Pour que la théorie du mandat apparent trouve à s'appliquer, il est nécessaire que la croyance du tiers à l'étendue des pouvoirs du pseudo-mandataire soit légitime. Cette croyance est considérée comme légitime lorsqu'il résulte des circonstances que le tiers ne devait pas vérifier les pouvoirs de l'interlocuteur.

Il a toutefois été jugé lorsque le candidat-acquéreur, ayant des contacts avec seulement un des copropriétaires, pouvait légitimement avoir eu connaissance du fait que la vente avait lie dans le cadre du séparation, voire d'un divorce entre les vendeurs, la théorie du mandat apparent ne s'applique pas 5.

 

Ndlr. : la présente analyse juridique vaut sous toute réserve généralement quelconque. 

___________________

1. Mons, 25 juin 2010 (21e ch.), J.L.M.B., 2012, liv. 1, p. 507.

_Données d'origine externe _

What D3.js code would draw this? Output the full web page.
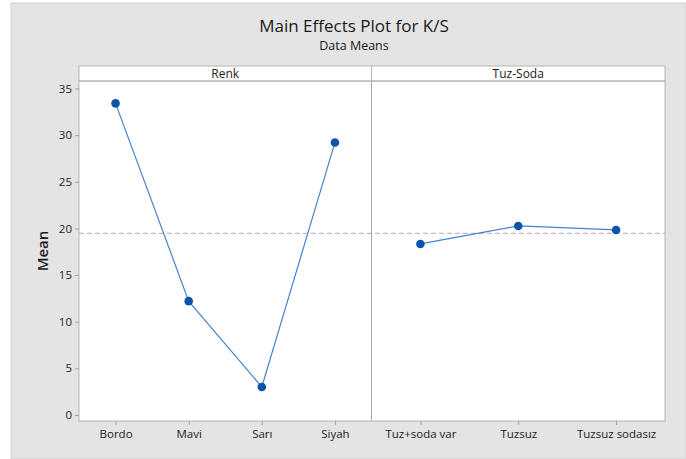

2. F. George, « La condition d'imputabilité dans la théorie du mandat apparent », R.G.D.C., 2011, liv. 6, p. 304.

3. P. Wéry, Droit des contrats. Le mandat, Bruxelles, Larcier, 2000, p. 243.

4. R. Kruithof, “La théorie de l’apparence dans une nouvelle phase”, R.C.J.B., 1991, p. 55 ; P. Wéry, Droit des contrats. Le mandat, Bruxelles, Larcier, 2000, pp. 246-247; D. Renders, “La théorie du mandat apparent à l’épreuve de la Constitution” in X, En hommage à Francis Delpérée. Itinéraire d’un constitutionnaliste, Bruxelles, Bruylant, 2007, p. 1324.

5. Mons, 25 juin 2010 (21e ch.), J.L.M.B.., 2012, liv. 1, p. 507.